• Katlyn Cornelius

Heckling a Fire Dancer

Disclaimer: This is a subjective post. If you know that you do not like when audience members yell silly comments at you while you are dancing with fire, this is not written for you.

TuxedoKat spinning at Transformus Fire Jam - Photo by Todd Raviotta

All too often, "heckling" has a negative vibe. Perhaps since not many folks like unsolicited commentary of their performances -- that is, unless you're performing with fire. As a fire spinner reading this, you may already understand where I'm about to go with it. If you've never spun fire however, it may be difficult to understand without experiencing the effect of dancing with fire.


When that special day arrives and you light your props for the first time, you will experience something magical: the feel of the heat (woah, this is hot!); the roar of the sound (woah, this is loud!!); the fear of it all (woah, this really could hurt me!!!). You will become consumed by this primal feeling produced as a response to your fire play. You will soon realize the duality between you and the fire. You will shed belief of knowing which one is truly in control.


While you are transported into your awareness by the fire, the outside world will still be revolving around you. Your friends will still be watching you. Perhaps, they will even be cheering you on.

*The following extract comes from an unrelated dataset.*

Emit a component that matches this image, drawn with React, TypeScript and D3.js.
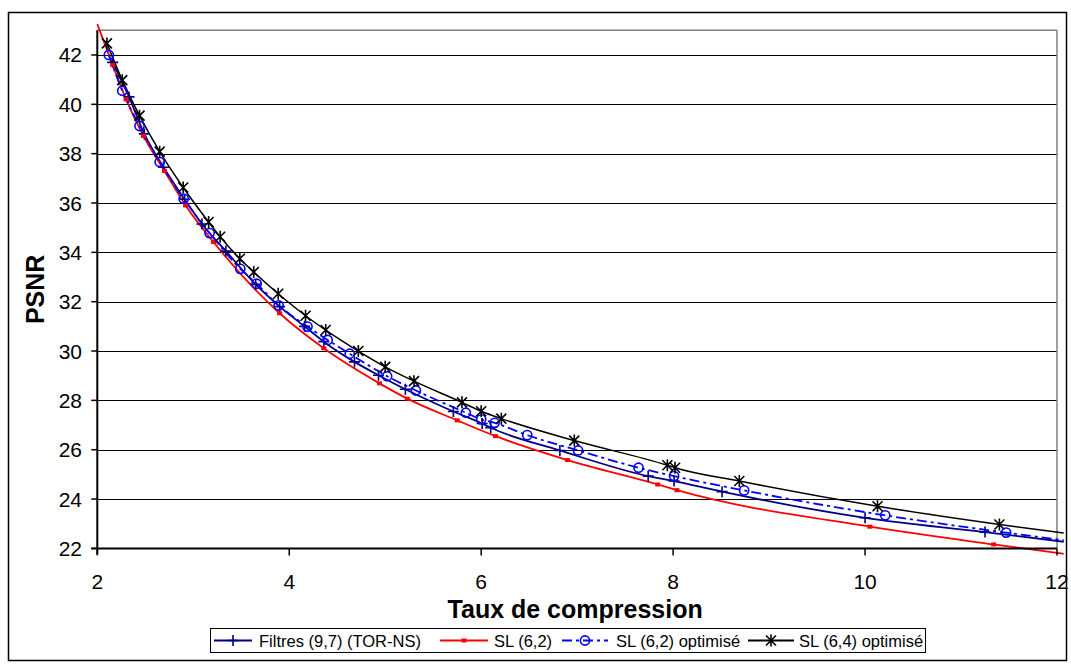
import React from "react";
import * as d3 from "d3";

// ---- data ----
const filtresX = [2.16, 2.33, 2.49, 2.69, 2.91, 3.09, 3.34, 3.65, 3.9, 4.16, 4.36, 4.68, 4.93, 5.21, 5.71, 6.01, 6.1, 6.82, 7.74, 8.01, 8.51, 10.0, 11.25, 12.07];
const filtresY = [41.7, 40.3, 38.8, 37.45, 36.15, 35.15, 34.05, 32.7, 31.8, 31.0, 30.38, 29.56, 29.02, 28.45, 27.55, 27.06, 26.89, 25.97, 24.93, 24.73, 24.3, 23.24, 22.66, 22.27];

const sl62X = [2.0, 2.16, 2.3, 2.48, 2.7, 2.92, 3.21, 3.9, 4.36, 4.94, 5.23, 5.75, 6.15, 6.9, 7.84, 8.04, 10.05, 11.34, 12.07];
const sl62Y = [43.25, 41.6, 40.2, 38.72, 37.3, 35.9, 34.42, 31.53, 30.11, 28.69, 28.07, 27.19, 26.55, 25.58, 24.59, 24.36, 22.88, 22.16, 21.78];

const sl62optX = [2.12, 2.26, 2.44, 2.65, 2.9, 3.17, 3.49, 3.66, 3.89, 4.19, 4.4, 4.63, 5.02, 5.32, 5.84, 6.0, 6.14, 6.48, 7.01, 7.64, 8.01, 8.74, 10.21, 11.47, 12.07];
const sl62optY = [42.0, 40.55, 39.12, 37.66, 36.17, 34.78, 33.33, 32.73, 31.85, 30.99, 30.45, 29.89, 28.98, 28.4, 27.5, 27.23, 27.09, 26.59, 25.97, 25.27, 24.93, 24.35, 23.34, 22.64, 22.33];

const sl64optX = [2.1, 2.26, 2.44, 2.65, 2.895, 3.16, 3.28, 3.485, 3.63, 3.885, 4.17, 4.38, 4.72, 5.0, 5.3, 5.8, 6.0, 6.21, 6.97, 7.94, 8.02, 8.69, 10.13, 11.4, 12.07];
const sl64optY = [42.47, 40.98, 39.54, 38.08, 36.63, 35.23, 34.63, 33.74, 33.2, 32.32, 31.43, 30.85, 30.0, 29.36, 28.78, 27.92, 27.56, 27.26, 26.37, 25.37, 25.27, 24.73, 23.71, 22.97, 22.62];

const seriesNames = ["Filtres (9,7) (TOR-NS)", "SL (6,2)", "SL (6,2) optimisé", "SL (6,4) optimisé"];
const xTicks = [2, 4, 6, 8, 10, 12];
const yTicks = [22, 24, 26, 28, 30, 32, 34, 36, 38, 40, 42];
const xDomain = [2, 12];
const yDomain = [22, 43];
const xTitle = "Taux de compression";
const yTitle = "PSNR";

type Pt = { x: number; y: number };
const zip = (xs: number[], ys: number[]): Pt[] => xs.map((x, i) => ({ x, y: ys[i] }));

const FONT = "'Liberation Sans', Arial, Helvetica, sans-serif";

const series = [
  { name: seriesNames[0], pts: zip(filtresX, filtresY), color: "#000080", dash: "", marker: "plus" },
  { name: seriesNames[1], pts: zip(sl62X, sl62Y), color: "#FF0000", dash: "", marker: "square" },
  { name: seriesNames[2], pts: zip(sl62optX, sl62optY), color: "#0000FF", dash: "10,4,3,4", marker: "circle" },
  { name: seriesNames[3], pts: zip(sl64optX, sl64optY), color: "#000000", dash: "", marker: "star" },
];

function Marker({ kind, cx, cy, color }: { kind: string; cx: number; cy: number; color: string }) {
  if (kind === "plus") {
    const s = 5.5;
    return (
      <path d={`M${cx - s},${cy}H${cx + s}M${cx},${cy - s}V${cy + s}`} stroke={color} strokeWidth={1.6} fill="none" />
    );
  }
  if (kind === "square") {
    return <rect x={cx - 2.5} y={cy - 2} width={5} height={4} fill={color} />;
  }
  if (kind === "circle") {
    return <circle cx={cx} cy={cy} r={4.6} stroke={color} strokeWidth={1.6} fill="none" />;
  }
  const s = 5;
  return (
    <path
      d={`M${cx - s},${cy - s}L${cx + s},${cy + s}M${cx - s},${cy + s}L${cx + s},${cy - s}M${cx},${cy - s - 1}V${cy + s + 1}`}
      stroke={color}
      strokeWidth={1.6}
      fill="none"
    />
  );
}

export default function App() {
  const W = 1071;
  const H = 664;
  const left = 97.3;
  const right = 1057;
  const top = 30.3;
  const bottom = 548.4;

  const x = d3.scaleLinear().domain(xDomain).range([left, right]);
  const y = d3.scaleLinear().domain(yDomain).range([bottom, top]);

  const line = d3
    .line<Pt>()
    .x((d) => x(d.x))
    .y((d) => y(d.y))
    .curve(d3.curveMonotoneX);

  const legendItems = [
    { lx0: 214, lx1: 252, tx: 259 },
    { lx0: 440, lx1: 488, tx: 494 },
    { lx0: 562, lx1: 608, tx: 616 },
    { lx0: 748, lx1: 794, tx: 799 },
  ];

  return (
    <svg
      width={W}
      height={H}
      style={{ position: "absolute", left: 0, top: 0, background: "#fff" }}
      fontFamily={FONT}
    >
      <rect x={0} y={0} width={W} height={H} fill="#fff" />
      <rect x={8.5} y={12.5} width={1058} height={648} fill="none" stroke="#000" strokeWidth={1.5} />

      {/* gridlines */}
      {yTicks.map((t) => (
        <line key={"g" + t} x1={left} x2={right} y1={Math.round(y(t)) + 0.5} y2={Math.round(y(t)) + 0.5} stroke="#000" strokeWidth={1} />
      ))}
      {/* plot frame top/right */}
      <line x1={left} x2={right} y1={top} y2={top} stroke="#808080" strokeWidth={1.5} />
      <line x1={right} x2={right} y1={top} y2={bottom} stroke="#808080" strokeWidth={1.5} />

      {/* series lines */}
      {series.map((s) => (
        <path key={s.name} d={line(s.pts) || ""} fill="none" stroke={s.color} strokeWidth={s.color === "#000000" ? 1.5 : 1.8} strokeDasharray={s.dash || undefined} />
      ))}
      {/* markers */}
      {series.map((s) =>
        s.pts
          .filter((p) => p.x <= xDomain[1] && p.y <= yDomain[1])
          .map((p, i) => <Marker key={s.name + i} kind={s.marker} cx={x(p.x)} cy={y(p.y)} color={s.color} />)
      )}

      {/* axes */}
      <line x1={left} x2={left} y1={top} y2={bottom + 6} stroke="#000" strokeWidth={2} />
      <line x1={left - 6} x2={right} y1={bottom} y2={bottom} stroke="#000" strokeWidth={2} />
      {yTicks.map((t) => (
        <g key={"yt" + t}>
          <line x1={left - 6} x2={left} y1={y(t)} y2={y(t)} stroke="#000" strokeWidth={1.5} />
          <text x={82} y={y(t) + 7.5} textAnchor="end" fontSize={21}>
            {t}
          </text>
        </g>
      ))}
      {xTicks.map((t) => (
        <g key={"xt" + t}>
          <line x1={x(t)} x2={x(t)} y1={bottom} y2={bottom + 7} stroke="#000" strokeWidth={1.5} />
          <text x={x(t)} y={589} textAnchor="middle" fontSize={21}>
            {t}
          </text>
        </g>
      ))}

      <text x={(left + right) / 2 - 2} y={618} textAnchor="middle" fontSize={25} fontWeight="bold">
        {xTitle}
      </text>
      <text transform={`translate(44,${(top + bottom) / 2}) rotate(-90)`} textAnchor="middle" fontSize={25} fontWeight="bold">
        {yTitle}
      </text>

      {/* legend */}
      <rect x={210.5} y={628.5} width={715} height={24} fill="#fff" stroke="#000" strokeWidth={1} />
      {series.map((s, i) => {
        const it = legendItems[i];
        return (
          <g key={"lg" + i}>
            <line x1={it.lx0} x2={it.lx1} y1={640.5} y2={640.5} stroke={s.color} strokeWidth={1.8} strokeDasharray={s.dash || undefined} />
            <Marker kind={s.marker} cx={(it.lx0 + it.lx1) / 2} cy={640.5} color={s.color} />
            <text x={it.tx} y={646.5} fontSize={16.5}>
              {s.name}
            </text>
          </g>
        );
      })}
    </svg>
  );
}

But would you even notice? Or would you be so concentrated on a myriad of things having solely to do with fire?


--It's pure magic.


Cherish these first few moments with your first burn as they are once in a lifetime. You will never live another moment not knowing what the magical power behind dancing with fire feels like. On the other hand, you will also never feel it as strongly again. The more you burn, the magic of it's newness will slowly fade away into routined practice, understanding and respect. The way to mastery is through the awareness of what is possible.

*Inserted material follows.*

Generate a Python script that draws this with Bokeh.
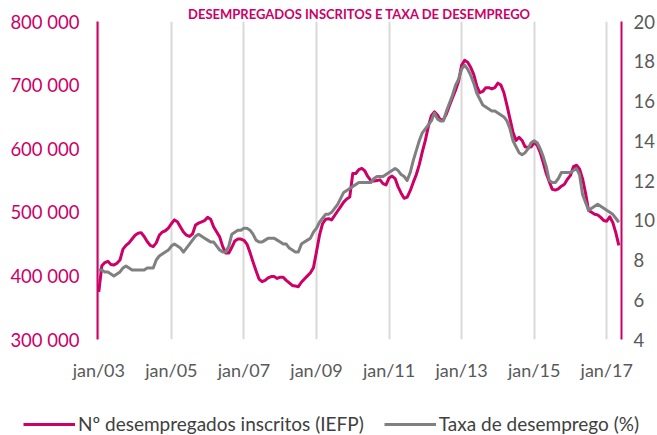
from bokeh.plotting import figure
from bokeh.models import Range1d, LinearAxis, FixedTicker, Legend, LegendItem, Title
from bokeh.layouts import column
from bokeh.embed import file_html
from bokeh.resources import INLINE

# Monthly data, Jan 2003 .. May 2017
start_year = 2003
# Nº desempregados inscritos (IEFP), thousands
desempregados_mil = [
    375, 416, 421, 423, 418, 417, 420, 425, 442, 448, 452, 458,   # 2003
    464, 467, 468, 462, 454, 448, 446, 452, 464, 469, 471, 475,   # 2004
    482, 488, 485, 477, 469, 464, 462, 466, 480, 483, 485, 487,   # 2005
    492, 489, 477, 469, 461, 446, 436, 436, 445, 455, 458, 458,   # 2006
    456, 450, 437, 422, 408, 395, 391, 393, 397, 399, 399, 396,   # 2007
    398, 398, 393, 389, 385, 384, 383, 390, 395, 400, 405, 413,   # 2008
    438, 464, 482, 489, 490, 488, 495, 502, 509, 516, 521, 524,   # 2009
    561, 561, 567, 569, 565, 556, 550, 549, 550, 551, 545, 543,   # 2010
    554, 557, 553, 540, 530, 522, 524, 534, 547, 559, 575, 595,   # 2011
    613, 635, 652, 658, 653, 645, 646, 655, 668, 680, 692, 706,   # 2012
    731, 739, 736, 728, 717, 699, 688, 690, 696, 696, 694, 696,   # 2013
    703, 700, 688, 668, 647, 626, 613, 618, 613, 603, 602, 603,   # 2014
    610, 605, 594, 578, 561, 548, 536, 535, 537, 541, 544, 552,   # 2015
    558, 572, 574, 568, 553, 530, 503, 500, 497, 496, 492, 487,   # 2016
    486, 493, 484, 468, 448,                                      # 2017
]
# Taxa de desemprego (%)
taxa = [
    7.5, 7.5, 7.4, 7.4, 7.3, 7.2, 7.3, 7.4, 7.6, 7.7, 7.6, 7.5,
    7.5, 7.5, 7.5, 7.5, 7.6, 7.6, 7.6, 8.0, 8.2, 8.3, 8.4, 8.5,
    8.7, 8.8, 8.7, 8.6, 8.4, 8.6, 8.8, 9.0, 9.2, 9.3, 9.2, 9.1,
    9.0, 8.9, 8.9, 8.7, 8.5, 8.4, 8.4, 8.7, 9.3, 9.4, 9.5, 9.5,
    9.6, 9.6, 9.5, 9.3, 9.0, 8.9, 8.9, 9.0, 9.1, 9.1, 9.1, 9.0,
    8.9, 8.8, 8.8, 8.6, 8.5, 8.4, 8.4, 8.8, 8.9, 9.0, 9.1, 9.4,
    9.6, 9.9, 10.1, 10.3, 10.3, 10.4, 10.6, 10.8, 11.1, 11.4, 11.5, 11.6,
    11.7, 11.8, 11.9, 11.9, 11.9, 11.9, 11.9, 12.1, 12.2, 12.2, 12.2, 12.3,
    12.4, 12.5, 12.6, 12.5, 12.3, 12.2, 12.0, 12.4, 13.0, 13.5, 14.0, 14.4,
    14.6, 14.8, 15.0, 15.4, 15.1, 15.0, 15.0, 15.5, 15.9, 16.3, 16.8, 17.1,
    17.6, 17.8, 17.6, 17.3, 16.9, 16.4, 16.1, 15.8, 15.7, 15.6, 15.5, 15.5,
    15.4, 15.3, 15.2, 15.0, 14.6, 14.0, 13.7, 13.4, 13.3, 13.4, 13.6, 13.9,
    14.0, 13.9, 13.6, 13.2, 12.7, 12.0, 11.9, 11.9, 12.1, 12.4, 12.4, 12.4,
    12.4, 12.5, 12.6, 12.3, 11.3, 10.9, 10.5, 10.6, 10.7, 10.8, 10.7, 10.6,
    10.5, 10.4, 10.3, 10.1, 9.9,
]
x_tick_years = [2003, 2005, 2007, 2009, 2011, 2013, 2015, 2017]
x_tick_labels = ["jan/03", "jan/05", "jan/07", "jan/09", "jan/11", "jan/13", "jan/15", "jan/17"]
left_ticks = [300000, 400000, 500000, 600000, 700000, 800000]
left_labels = ["300 000", "400 000", "500 000", "600 000", "700 000", "800 000"]
right_ticks = [4, 6, 8, 10, 12, 14, 16, 18, 20]
series_names = ["Nº desempregados inscritos (IEFP)", "Taxa de desemprego (%)"]
chart_title = "DESEMPREGADOS INSCRITOS E TAXA DE DESEMPREGO"

PINK = "#CC0066"
GRAY = "#808080"
TXT = "#595959"
LEG_TXT = "#404040"
FONT = "Lato"

x_months = [start_year + i / 12 for i in range(len(desempregados_mil))]
y_desemp = [v * 1000 for v in desempregados_mil]
x_taxa = x_months[:len(taxa)]

p = figure(width=657, height=400,
           x_range=Range1d(2002.964, 2017.407),
           y_range=Range1d(300000, 800000),
           output_backend="svg", toolbar_location=None,
           min_border_left=97, min_border_right=34,
           min_border_top=21, min_border_bottom=61)
p.frame_align = False
p.extra_y_ranges = {"taxa": Range1d(4, 20)}
p.outline_line_color = None
p.background_fill_color = "white"
p.border_fill_color = "white"

p.title = Title(text=chart_title, align="center", text_color=PINK,
                text_font=FONT, text_font_size="13px", text_font_style="bold",
                standoff=0)

r1 = p.line(x_months, y_desemp, line_color=PINK, line_width=3, line_join="round")
r2 = p.line(x_taxa, taxa, line_color=GRAY, line_width=3,
            line_join="round", y_range_name="taxa")

# x axis
xa = p.xaxis[0]
xa.ticker = FixedTicker(ticks=x_tick_years)
xa.major_label_overrides = {t: l for t, l in zip(x_tick_years, x_tick_labels)}
xa.axis_line_color = None
xa.major_tick_line_color = None
xa.minor_tick_line_color = None
xa.major_tick_out = 0
xa.major_tick_in = 0
xa.minor_tick_out = 0
xa.major_label_text_font = FONT
xa.major_label_text_font_size = "18px"
xa.major_label_text_color = TXT
xa.major_label_standoff = 19

p.xgrid.ticker = FixedTicker(ticks=x_tick_years)
p.xgrid.grid_line_color = "#D9D9D9"
p.xgrid.grid_line_width = 2
p.ygrid.grid_line_color = None

# left axis
ya = p.yaxis[0]
ya.ticker = FixedTicker(ticks=left_ticks)
ya.major_label_overrides = {t: l for t, l in zip(left_ticks, left_labels)}
ya.axis_line_color = PINK
ya.axis_line_width = 2
ya.major_tick_line_color = None
ya.minor_tick_line_color = None
ya.major_tick_out = 0
ya.major_tick_in = 0
ya.minor_tick_out = 0
ya.major_label_text_font = FONT
ya.major_label_text_font_size = "18.5px"
ya.major_label_text_color = PINK
ya.major_label_standoff = 18

# right axis
ra = LinearAxis(y_range_name="taxa", ticker=FixedTicker(ticks=right_ticks))
ra.axis_line_color = PINK
ra.axis_line_width = 2
ra.major_tick_line_color = None
ra.minor_tick_line_color = None
ra.major_tick_out = 0
ra.major_tick_in = 0
ra.minor_tick_out = 0
ra.major_label_text_font = FONT
ra.major_label_text_font_size = "18.5px"
ra.major_label_text_color = TXT
ra.major_label_standoff = 12
p.add_layout(ra, "right")

# legend strip below the chart (same series, drawn out of view; only the legend shows)
pl = figure(width=657, height=35, x_range=Range1d(0, 1), y_range=Range1d(0, 1),
            output_backend="svg", toolbar_location=None,
            min_border_left=0, min_border_right=0, min_border_top=0, min_border_bottom=0)
pl.frame_align = False
pl.axis.visible = False
pl.grid.visible = False
pl.outline_line_color = None
l1 = pl.line(x_months, y_desemp, line_color=PINK, line_width=3)
l2 = pl.line(x_taxa, taxa, line_color=GRAY, line_width=3)
legend = Legend(items=[LegendItem(label=series_names[0], renderers=[l1]),
                       LegendItem(label=series_names[1], renderers=[l2])],
                orientation="horizontal", location=(23, 0),
                padding=0, spacing=20, margin=0,
                glyph_width=52, glyph_height=22, label_standoff=3,
                border_line_color=None, background_fill_alpha=0,
                label_text_font=FONT, label_text_font_size="19px",
                label_text_color=LEG_TXT)
pl.add_layout(legend)

open("out.html", "w").write(file_html(column(p, pl, spacing=0), INLINE))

Awareness yields commonplace. Commonplace is the space a flow artist resides when they have mastered their current abilities and perceived skillsets. In order for commonplaced flow artists to advance to the next level towards mastery, they must travel outside of their comfort zones; i.e. take risks. What better way to take risks with fire than being egged on by your flow friends of fire?


When a flow artist is experimenting with taking risks, heckling is a productive and entertaining way for a friend to assist! Heckling would be considered someone yelling friendly commentary to lighthearted-jabs at the flow artist currently dancing with fire in an attempt to motivate or loosen up them up.


We all have our limits and certain friends who may need instructions when going too far with heckling. Open communication for both the heckler and heckled is required for to have positive effects. If you are the heckled performer, I recommend waiting until your props are extinguished and you are in good spirits to make your feelings known to the heckler in an understanding way. As the heckled, you must consider other people may not always know they crossed a line until you tell them. If you go easy, you'll get easy! Have faith that everyone in your circle is there to help you or I suggest finding a new circle altogether.